RECORDED DATA:

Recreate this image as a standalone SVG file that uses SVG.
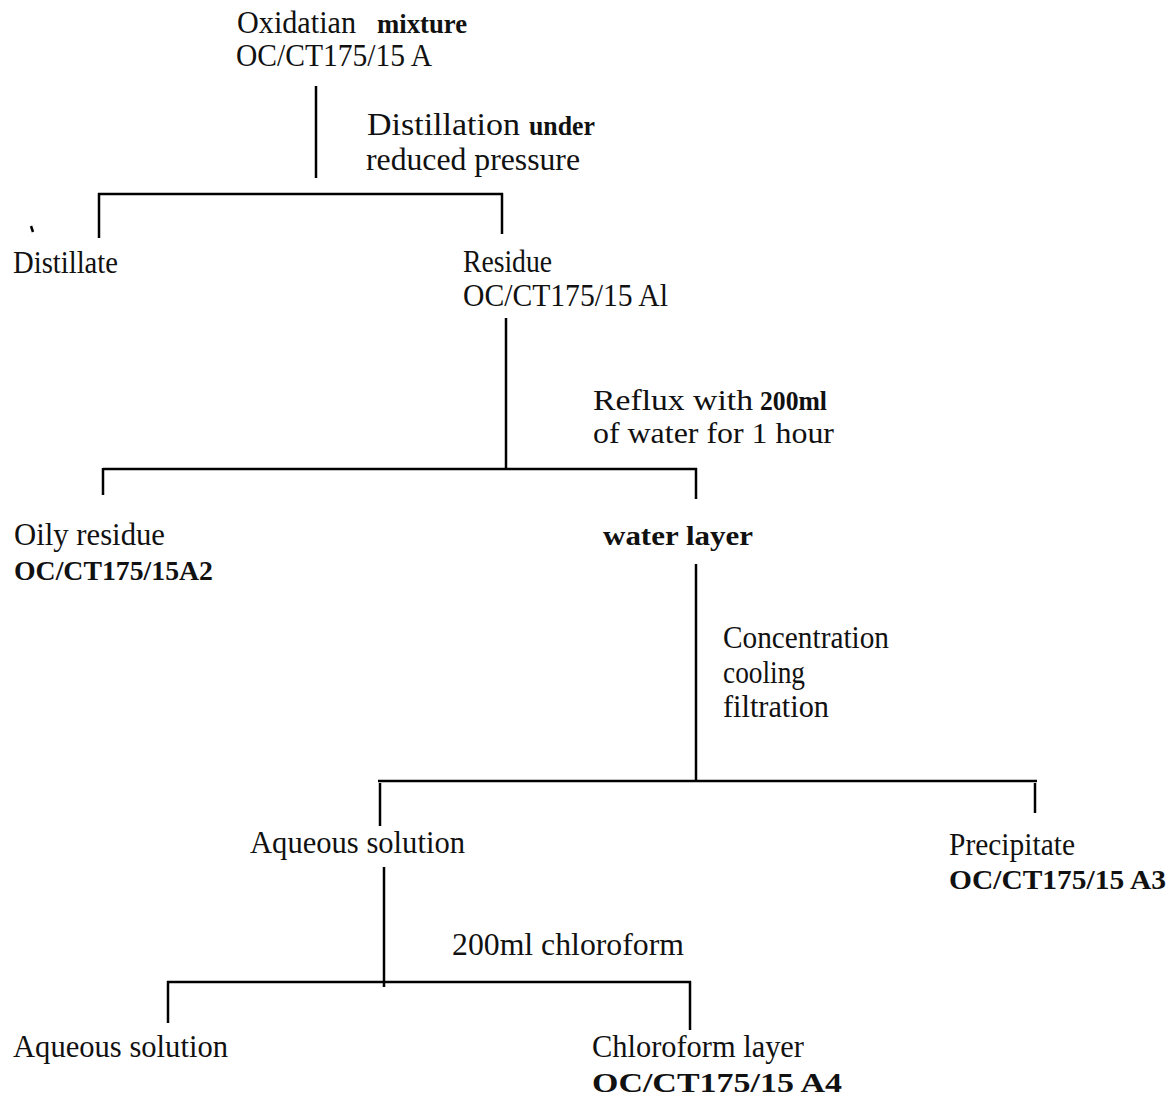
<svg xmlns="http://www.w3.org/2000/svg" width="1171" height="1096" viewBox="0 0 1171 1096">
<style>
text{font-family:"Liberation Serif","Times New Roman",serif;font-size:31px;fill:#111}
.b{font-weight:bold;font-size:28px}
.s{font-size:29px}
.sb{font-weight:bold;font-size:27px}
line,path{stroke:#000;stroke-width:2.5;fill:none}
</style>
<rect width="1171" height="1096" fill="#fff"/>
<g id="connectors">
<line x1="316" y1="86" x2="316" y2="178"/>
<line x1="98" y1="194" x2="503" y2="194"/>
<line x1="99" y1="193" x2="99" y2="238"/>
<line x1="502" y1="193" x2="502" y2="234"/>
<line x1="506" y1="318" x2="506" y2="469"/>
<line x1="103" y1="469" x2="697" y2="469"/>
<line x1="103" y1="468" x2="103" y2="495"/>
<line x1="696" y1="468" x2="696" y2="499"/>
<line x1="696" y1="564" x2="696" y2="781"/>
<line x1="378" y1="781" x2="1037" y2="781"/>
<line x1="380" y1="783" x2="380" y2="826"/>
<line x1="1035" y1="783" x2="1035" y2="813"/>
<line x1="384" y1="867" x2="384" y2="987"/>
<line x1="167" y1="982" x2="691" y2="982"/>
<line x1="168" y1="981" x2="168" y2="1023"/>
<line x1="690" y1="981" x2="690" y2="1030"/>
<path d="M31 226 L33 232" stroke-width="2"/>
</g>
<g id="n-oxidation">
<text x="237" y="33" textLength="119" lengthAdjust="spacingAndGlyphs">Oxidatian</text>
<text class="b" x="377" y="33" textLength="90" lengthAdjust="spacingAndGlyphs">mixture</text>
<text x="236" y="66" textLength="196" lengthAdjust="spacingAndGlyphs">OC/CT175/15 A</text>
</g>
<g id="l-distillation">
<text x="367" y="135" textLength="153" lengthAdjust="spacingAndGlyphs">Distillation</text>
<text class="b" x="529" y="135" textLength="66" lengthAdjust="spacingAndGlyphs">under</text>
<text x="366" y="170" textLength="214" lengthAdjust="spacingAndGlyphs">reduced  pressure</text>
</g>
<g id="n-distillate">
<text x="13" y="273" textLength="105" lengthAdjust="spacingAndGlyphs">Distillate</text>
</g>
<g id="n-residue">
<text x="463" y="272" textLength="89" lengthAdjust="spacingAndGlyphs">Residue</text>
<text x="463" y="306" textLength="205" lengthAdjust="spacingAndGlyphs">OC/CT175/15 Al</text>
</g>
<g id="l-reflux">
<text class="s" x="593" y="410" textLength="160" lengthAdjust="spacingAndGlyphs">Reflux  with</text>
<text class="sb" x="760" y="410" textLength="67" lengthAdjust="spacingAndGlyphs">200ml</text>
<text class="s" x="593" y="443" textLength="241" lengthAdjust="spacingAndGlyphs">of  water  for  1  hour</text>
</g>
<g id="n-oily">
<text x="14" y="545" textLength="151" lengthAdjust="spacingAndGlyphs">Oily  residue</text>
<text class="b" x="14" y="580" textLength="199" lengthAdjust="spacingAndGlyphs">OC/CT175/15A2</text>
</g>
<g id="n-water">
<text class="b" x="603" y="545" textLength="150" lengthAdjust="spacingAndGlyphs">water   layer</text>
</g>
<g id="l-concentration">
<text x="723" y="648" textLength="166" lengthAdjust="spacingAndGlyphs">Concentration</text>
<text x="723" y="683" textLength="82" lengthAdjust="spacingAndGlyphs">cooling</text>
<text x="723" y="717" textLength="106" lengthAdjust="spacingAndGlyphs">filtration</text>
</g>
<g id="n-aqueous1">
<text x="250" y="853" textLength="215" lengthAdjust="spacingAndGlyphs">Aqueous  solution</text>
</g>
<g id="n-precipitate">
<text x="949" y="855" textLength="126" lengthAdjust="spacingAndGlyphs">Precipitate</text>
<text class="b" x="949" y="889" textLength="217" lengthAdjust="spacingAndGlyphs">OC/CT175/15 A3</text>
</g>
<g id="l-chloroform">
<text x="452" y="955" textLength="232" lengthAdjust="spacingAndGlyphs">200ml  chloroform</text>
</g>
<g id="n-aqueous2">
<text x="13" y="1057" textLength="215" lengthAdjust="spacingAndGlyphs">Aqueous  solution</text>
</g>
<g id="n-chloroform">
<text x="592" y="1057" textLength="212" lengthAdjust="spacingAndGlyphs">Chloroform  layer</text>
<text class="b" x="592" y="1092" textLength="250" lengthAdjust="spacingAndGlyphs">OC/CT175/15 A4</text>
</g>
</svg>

PROBLEM REQUIREMENTS:
Quote each line of the listing exactly, but leave the pictures out.

SOLVED PROBLEM:
Recreate this image as a standalone SVG file that uses SVG.
<svg xmlns="http://www.w3.org/2000/svg" width="1171" height="1096" viewBox="0 0 1171 1096">
<style>
text{font-family:"Liberation Serif","Times New Roman",serif;font-size:31px;fill:#111}
.b{font-weight:bold;font-size:28px}
.s{font-size:29px}
.sb{font-weight:bold;font-size:27px}
line,path{stroke:#000;stroke-width:2.5;fill:none}
</style>
<rect width="1171" height="1096" fill="#fff"/>
<g id="connectors">
<line x1="316" y1="86" x2="316" y2="178"/>
<line x1="98" y1="194" x2="503" y2="194"/>
<line x1="99" y1="193" x2="99" y2="238"/>
<line x1="502" y1="193" x2="502" y2="234"/>
<line x1="506" y1="318" x2="506" y2="469"/>
<line x1="103" y1="469" x2="697" y2="469"/>
<line x1="103" y1="468" x2="103" y2="495"/>
<line x1="696" y1="468" x2="696" y2="499"/>
<line x1="696" y1="564" x2="696" y2="781"/>
<line x1="378" y1="781" x2="1037" y2="781"/>
<line x1="380" y1="783" x2="380" y2="826"/>
<line x1="1035" y1="783" x2="1035" y2="813"/>
<line x1="384" y1="867" x2="384" y2="987"/>
<line x1="167" y1="982" x2="691" y2="982"/>
<line x1="168" y1="981" x2="168" y2="1023"/>
<line x1="690" y1="981" x2="690" y2="1030"/>
<path d="M31 226 L33 232" stroke-width="2"/>
</g>
<g id="n-oxidation">
<text x="237" y="33" textLength="119" lengthAdjust="spacingAndGlyphs">Oxidatian</text>
<text class="b" x="377" y="33" textLength="90" lengthAdjust="spacingAndGlyphs">mixture</text>
<text x="236" y="66" textLength="196" lengthAdjust="spacingAndGlyphs">OC/CT175/15 A</text>
</g>
<g id="l-distillation">
<text x="367" y="135" textLength="153" lengthAdjust="spacingAndGlyphs">Distillation</text>
<text class="b" x="529" y="135" textLength="66" lengthAdjust="spacingAndGlyphs">under</text>
<text x="366" y="170" textLength="214" lengthAdjust="spacingAndGlyphs">reduced  pressure</text>
</g>
<g id="n-distillate">
<text x="13" y="273" textLength="105" lengthAdjust="spacingAndGlyphs">Distillate</text>
</g>
<g id="n-residue">
<text x="463" y="272" textLength="89" lengthAdjust="spacingAndGlyphs">Residue</text>
<text x="463" y="306" textLength="205" lengthAdjust="spacingAndGlyphs">OC/CT175/15 Al</text>
</g>
<g id="l-reflux">
<text class="s" x="593" y="410" textLength="160" lengthAdjust="spacingAndGlyphs">Reflux  with</text>
<text class="sb" x="760" y="410" textLength="67" lengthAdjust="spacingAndGlyphs">200ml</text>
<text class="s" x="593" y="443" textLength="241" lengthAdjust="spacingAndGlyphs">of  water  for  1  hour</text>
</g>
<g id="n-oily">
<text x="14" y="545" textLength="151" lengthAdjust="spacingAndGlyphs">Oily  residue</text>
<text class="b" x="14" y="580" textLength="199" lengthAdjust="spacingAndGlyphs">OC/CT175/15A2</text>
</g>
<g id="n-water">
<text class="b" x="603" y="545" textLength="150" lengthAdjust="spacingAndGlyphs">water   layer</text>
</g>
<g id="l-concentration">
<text x="723" y="648" textLength="166" lengthAdjust="spacingAndGlyphs">Concentration</text>
<text x="723" y="683" textLength="82" lengthAdjust="spacingAndGlyphs">cooling</text>
<text x="723" y="717" textLength="106" lengthAdjust="spacingAndGlyphs">filtration</text>
</g>
<g id="n-aqueous1">
<text x="250" y="853" textLength="215" lengthAdjust="spacingAndGlyphs">Aqueous  solution</text>
</g>
<g id="n-precipitate">
<text x="949" y="855" textLength="126" lengthAdjust="spacingAndGlyphs">Precipitate</text>
<text class="b" x="949" y="889" textLength="217" lengthAdjust="spacingAndGlyphs">OC/CT175/15 A3</text>
</g>
<g id="l-chloroform">
<text x="452" y="955" textLength="232" lengthAdjust="spacingAndGlyphs">200ml  chloroform</text>
</g>
<g id="n-aqueous2">
<text x="13" y="1057" textLength="215" lengthAdjust="spacingAndGlyphs">Aqueous  solution</text>
</g>
<g id="n-chloroform">
<text x="592" y="1057" textLength="212" lengthAdjust="spacingAndGlyphs">Chloroform  layer</text>
<text class="b" x="592" y="1092" textLength="250" lengthAdjust="spacingAndGlyphs">OC/CT175/15 A4</text>
</g>
</svg>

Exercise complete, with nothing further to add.